Abstract:
“Creole,” as per the plantation nomenclature, is a tool to which enslavers in the French colonies resorted to perfect the enslavement of Africans. De facto, that communication means bears all the unethical inflictions of the plantation. This fact also raises critical philosophical questions directly engaging thought and practices related to humankind and humanity. Using primarily the example of the Martinican context, I want to show how the philosophical intervention of enslaved Africans onto “Creole” provided the latter with the ethical humanness allowing it to escape the fate enslavers had set for it to eternally be a plantation language dooming its (native) speakers, across time and space.
Bio:
Hanétha Vété-Congolo is Henry Wadsworth Longfellow Professor of Romance Languages and Literatures at Bowdoin College, past chair of the Department of Romance Languages and Literatures, president emerita of the Caribbean Philosophical Association, founder and coordinator of Lyannaj des chercheurs guadeloupéens, guyanais et martiniquais aux États-Unis, and co-founder and co-director of the CPA/ASEPHI African School of Philosophy in Senegal.

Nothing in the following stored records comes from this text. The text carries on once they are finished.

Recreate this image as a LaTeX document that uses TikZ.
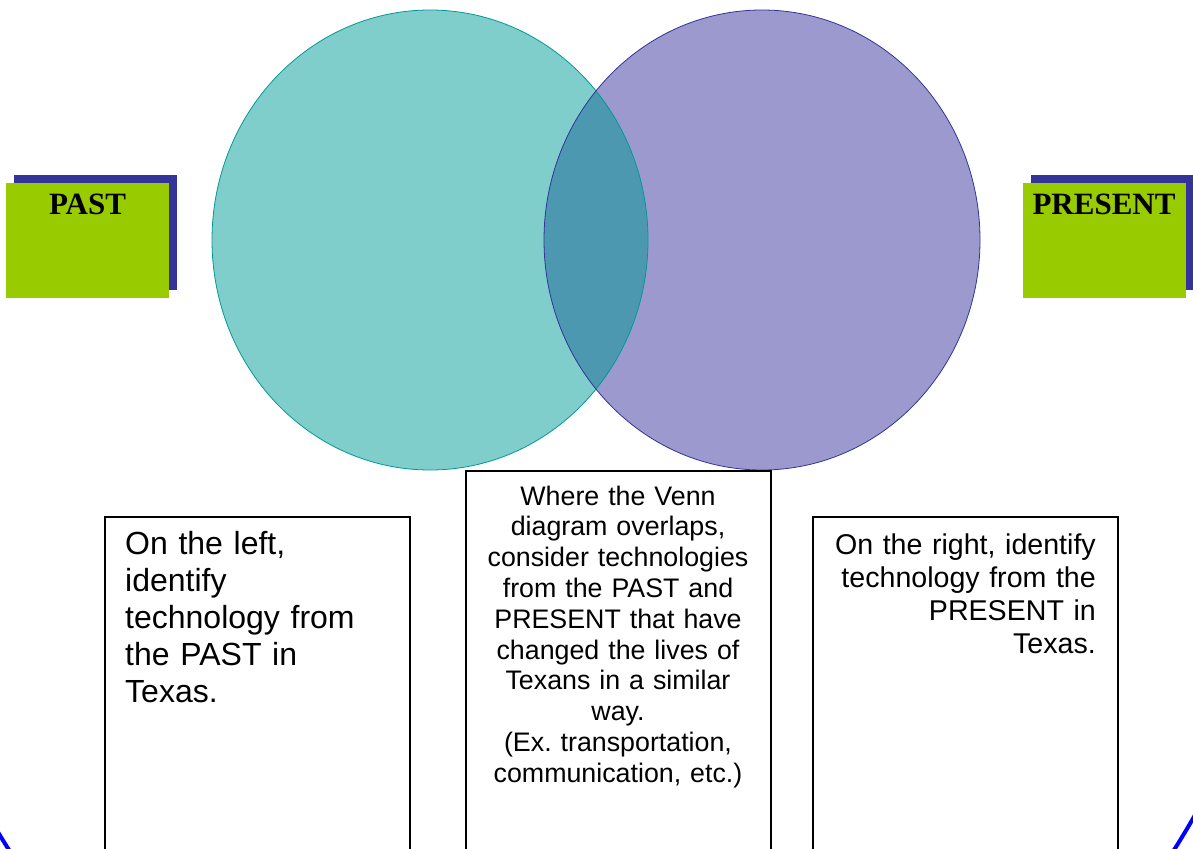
\documentclass[tikz,border=0pt]{standalone}
\usepackage{fontspec}
\setmainfont{Liberation Sans}
\newfontfamily\tagfont{Liberation Serif}
\usepackage{tikz}
\usetikzlibrary{shadows}
\frenchspacing
\definecolor{taggreen}{RGB}{153,204,0}
\definecolor{tagblue}{RGB}{51,51,153}
\definecolor{pastfill}{RGB}{128,206,203}
\definecolor{pastline}{RGB}{0,153,153}
\definecolor{nowfill}{RGB}{155,153,205}
\definecolor{nowline}{RGB}{51,51,153}
\definecolor{bothfill}{RGB}{77,152,177}
\definecolor{rimblue}{RGB}{0,0,255}
\tikzset{
  tagbox/.style={fill=taggreen, minimum width=163pt, minimum height=115pt,
                 inner sep=0pt,
                 general shadow={fill=tagblue, shadow xshift=8pt, shadow yshift=8pt}},
  tagtext/.style={font=\tagfont\bfseries\fontsize{31pt}{36pt}\selectfont,
                  inner sep=0pt, anchor=base},
  notebox/.style={draw=black, line width=1.5pt, minimum width=305pt,
                  minimum height=420pt, anchor=north west, inner sep=0pt},
  note/.style={inner sep=0pt, text width=275pt},
  rim/.style={draw=rimblue, line width=4pt}
}

\begin{document}
\begin{tikzpicture}[x=1pt, y=-1pt]
  \clip (0,0) rectangle (1193,848);
  % outer rim
  \draw[rim] (591.5,380) ellipse [x radius=716, y radius=808];
  % the two sets
  \fill[pastfill] (430,240) ellipse [x radius=218, y radius=230];
  \fill[nowfill] (762,240) ellipse [x radius=218, y radius=230];
  \begin{scope}
    \clip (430,240) ellipse [x radius=218, y radius=230];
    \fill[bothfill] (762,240) ellipse [x radius=218, y radius=230];
  \end{scope}
  \draw[pastline, line width=0.8pt] (430,240) ellipse [x radius=218, y radius=230];
  \draw[nowline, line width=0.8pt] (762,240) ellipse [x radius=218, y radius=230];
  % tags
  \node[tagbox] (pastbox) at (87.5,240.5) {};
  \node[tagtext] (pasttag) at (87.5,214) {PAST};
  \node[tagbox] (nowbox) at (1104.5,240.5) {};
  \node[tagtext] (nowtag) at (1104,214) {PRESENT};
  % notes
  \node[notebox] (pastnote) at (104,516) {};
  \node[notebox] (bothnote) at (465,470) {};
  \node[notebox] (nownote) at (812,516) {};
  \node[note, anchor=base west, align=left,
        font=\fontsize{32pt}{37.2pt}\selectfont] (pasttext) at (125,554)
    {On the left,\\identify\\technology from\\the PAST in\\Texas.};
  \node[note, anchor=base, align=center, text width=300pt,
        font=\fontsize{26.8pt}{30.8pt}\selectfont] (bothtext) at (618,505)
    {Where the Venn\\diagram overlaps,\\consider technologies\\from the PAST and\\PRESENT that have\\changed the lives of\\Texans in a similar\\way.\\(Ex. transportation,\\communication, etc.)};
  \node[note, anchor=base east, align=right,
        font=\fontsize{28.6pt}{33pt}\selectfont] (nowtext) at (1096,554)
    {On the right, identify\\technology from the\\PRESENT in\\Texas.};
\end{tikzpicture}
\end{document}
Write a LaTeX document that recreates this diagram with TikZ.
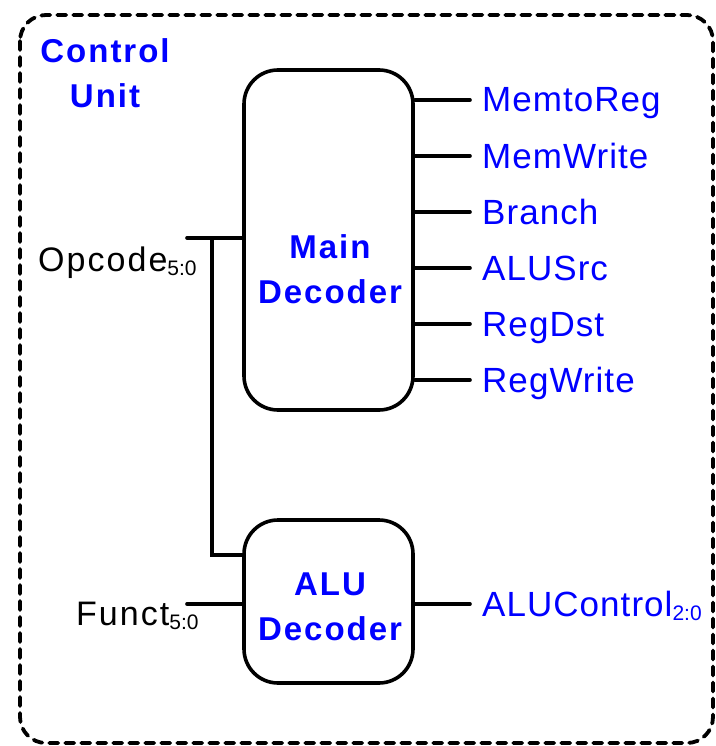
\documentclass[tikz,border=0pt]{standalone}
\usepackage{fontspec}
\setmainfont{Liberation Sans}
\definecolor{lblue}{RGB}{0,0,255}
\newcommand{\sub}[1]{{\fontsize{21}{21}\selectfont\addfontfeature{LetterSpace=0}\raisebox{-4pt}{#1}}}
\begin{document}
\begin{tikzpicture}[x=1pt,y=-1pt,
  wire/.style={line width=3.6pt,line cap=round},
  dec/.style={draw,line width=3.6pt,rounded corners=34pt,minimum width=169pt,inner sep=0pt},
  btext/.style={text=lblue,font=\fontsize{33}{45}\selectfont\bfseries\addfontfeature{LetterSpace=6},align=center,inner sep=0pt},
  otext/.style={text=lblue,font=\fontsize{35}{36}\selectfont\addfontfeature{LetterSpace=3},anchor=base west,inner sep=0pt},
  itext/.style={text=black,font=\fontsize{34}{36}\selectfont\addfontfeature{LetterSpace=6},anchor=base west,inner sep=0pt}]
\useasboundingbox (0,0) rectangle (715,746);
\draw[line width=3.8pt,dash pattern=on 9pt off 7pt,line cap=round,rounded corners=26pt] (20,15) rectangle (713,743);
\node[btext,anchor=base] (cu) at (105,108) {Control\\Unit};
\node[dec,minimum height=340pt] (main) at (328.5,240) {};
\node[dec,minimum height=163pt] (alu) at (328.5,601.5) {};
\node[btext,anchor=base] (mt) at (330,303) {Main\\Decoder};
\node[btext,anchor=base] (at) at (330,640) {ALU\\Decoder};
% outputs
\foreach \i/\y/\t in {1/100/MemtoReg,2/156/MemWrite,3/212/Branch,4/268/ALUSrc,5/324/RegDst,6/380/RegWrite}{
  \coordinate (o\i) at (470,\y);
  \node[otext] (l\i) at (482,\y+12) {\t};
  \draw[wire] (main.east |- o\i) -- (o\i);
}
\coordinate (oa) at (470,604);
\node[otext] (la) at (482,616) {ALUControl\sub{2:0}};
\draw[wire] (alu.east |- oa) -- (oa);
% inputs
\node[itext] (op) at (38,271) {Opcode\sub{5:0}};
\node[itext] (fu) at (76,625) {Funct\sub{5:0}};
\coordinate (opin) at (187,238);
\coordinate (j) at (212,238);
\coordinate (fin) at (187,604);
\draw[wire] (opin) -- (main.west |- opin);
\draw[wire,line cap=butt] (j) |- (alu.west |- 0,555);
\draw[wire] (fin) -- (alu.west |- fin);
\end{tikzpicture}
\end{document}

Vété-Congolo is affiliated to the Africana, the Latin American, Caribbean and Latinx and the Gender, Women and Sexuality Studies Programs of her institution. She is a member of AI4A-Artificial Intelligence for Afrika, a Board member of Women in French, of the Advisory Board of The Society for Caribbean Research (S.O.C.A.R.E), Membre d’Honneur of the Research Group on Black Latin America at the Université de Perpignan Via Domitia, France (CRESEM/GRENAL, Languages and identities) and a member of the Committee on Gender Issues of the International Federation of Philosophical Societies. She is also a member of the Editorial Board of Journal of French and Francophone Philosophy and of Journal of African and African Diasporic Studies.
Her scholarship focuses principally on Caribbean and (West/Central) African critical thought, philosophy, literature, culture, and orality and, on discourses by and about women of the Caribbean and, West and Central Africa. Vété-Congolo is author of Nous sommes Martiniquaises, Pawòl en bouches de femmes châtaignes : Une pensée existentialiste noire sur la question des femmes (2020), L’interoralité caribéenne: le mot conté de l’identité (Vers un traité d’esthétique caribéenne) (1st ed. 2011. 2nd ed. 2016), and editor of Pensées et philosophies d’Afrique, Pour demain : voir, comprendre et penser l’Afrique d’aujourd’hui (with Hady Ba and Oumar Dia. Présence africaine 201, 2022), Penser le sujet femme noire francophone. Recherches féministes, vol. 34, N.2, 2022 (with Agnès Berthelot-Raffard), The Caribbean Oral Tradition (2016), Léon-Gontran Damas : Une Négritude entière (2015) Le conte d’hier, aujourd’hui : Oralité et modernité (2014), and MaComère: Journal of the Association of Caribbean Women Writers and Scholars (2004).
Among other refereed journals, her articles have appeared in the C.L.R. James Journal: A Review of Caribbean Ideas, Journal of French and Francophone Philosophy, Journal of Contemporary Thought, Journal of World Philosophies, Ethiopiques : Revue négro-africaine de littérature et de philosophie, Journal of Black Studies, Handbook of African Oral Traditions and Folklore, Wadabagaï: A journal of the Caribbean Diaspora, Postcolonial Text, Présence francophone, Anthurium: A Caribbean Studies Journal, Les Cahiers du GRELCEF, Women in French, Bloomsbury Handbook to Literature and Psychoanalysis.
Her poetry collections, Avoir et Être : Ce que j’Ai, ce que je Suis was published with Le chasseur Abstrait in 2009 and, Mon parler de Guinée in 2015 with L’Harmattan, coll. Poètes des cinq continents. Her unpublished collection of poetry Womb of a Woman was Shortlisted for the 2015 Small Axe Literary Competition.